Una visione liberale
Verrebbe da dire: finalmente una visione liberale! Di questo infatti si tratta: tanto si reclama maggiore libertà di agire per i ricercatori, svincolati dalle pastoie di una macchina burocratica cieca ed incapace di sviluppare una visione organica (si vedano le riflessioni riportate in spunti quali quelli dedicati a gestione, specializzazione, università ), quanto si fa presente l’importanza di creare un’offerta appetibile per coloro che intendano approcciarsi da profani al mondo della cultura, rendendoli partecipi e coinvolti (si confrontino lemmi come divulgazione, fotografare, marketing, turismo). Si travalica il misoneismo e si sdogana una cultura in grado di essere punto centrale della società italiana, a cui la gente possa avvicinarsi senza timore reverenziale e che possa considerarsi fondamentale per le politiche della nostra Repubblica.
Tra critiche e proposte
Una cultura in grado pure di essere presa in considerazione dall’economia e di generare indotto. Ben lungi dal considerare il patrimonio culturale come un giacimento da sfruttare cinicamente, Manacorda tuttavia chiede a gran voce che il mondo accademico scenda dall’empireo e si confronti con quelle che sono le esigenze terrene, fatte di attrazione delle masse e di circolazione di valori, certamente immateriali ma anche economici. Il rimprovero di una cosìsentita fobia della volgarizzazione e del vil denaro nei confronti degli studiosi più intransigenti, quale parrebbe essere Montanari, presuppone che questi ultimi siano asceti professanti un totale disprezzo per soldi e pubblico. Ciò che voleva esprimere Montanari nella sua opera sembrava altro, cioè richiamare al primo posto la purezza del bene culturale evitandone la contaminazione con uno sfruttamento massiccio, senza per questo negare che, una volta assunta questa coscienza, esso possa essere un valido strumento di coesione sociale.
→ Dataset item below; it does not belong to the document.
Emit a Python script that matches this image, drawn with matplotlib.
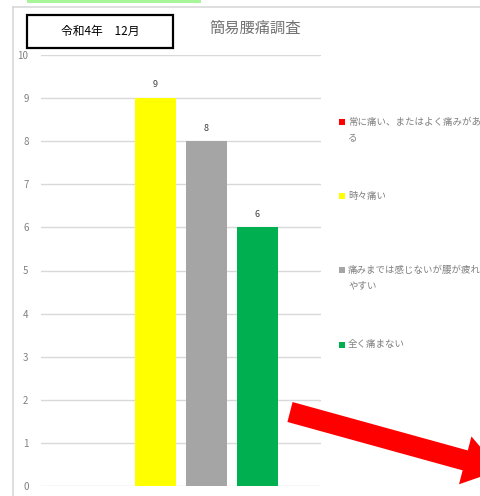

Tuttavia, al di là della pars destruens verso l’atteggiamento ultraconservatore, quel che maggiormente coinvolge del pensiero di Manacorda è la sua volontà di creare una collaborazione che porti a risultati positivi, tramite un dialogo che, scaturendo da specialisti di settori diversi, si allarghi a creare un’alleanza di innovatori che coinvolga tutti quegli italiani che legittimamente si sentono proprietari del patrimonio comune costituito dai beni culturali, e non soggetti estranei ad esso e pertanto disinteressati ad effettuare qualunque forma di investimento in tal direzione. A tutti quei cittadini che si vogliano fare costruttori del destino della loro nazione occorre dare fiducia, ingrediente fondamentale, insieme a coraggio e prudenza, tra quelli individuati dall’autore per la definizione di una terza via d’azione concreta rispetto alle vagheggiate istruzioni ed alle dannate ostruzioni: da qui partono le contro-istruzioni perché davvero l’Italia possa tornare agli italiani.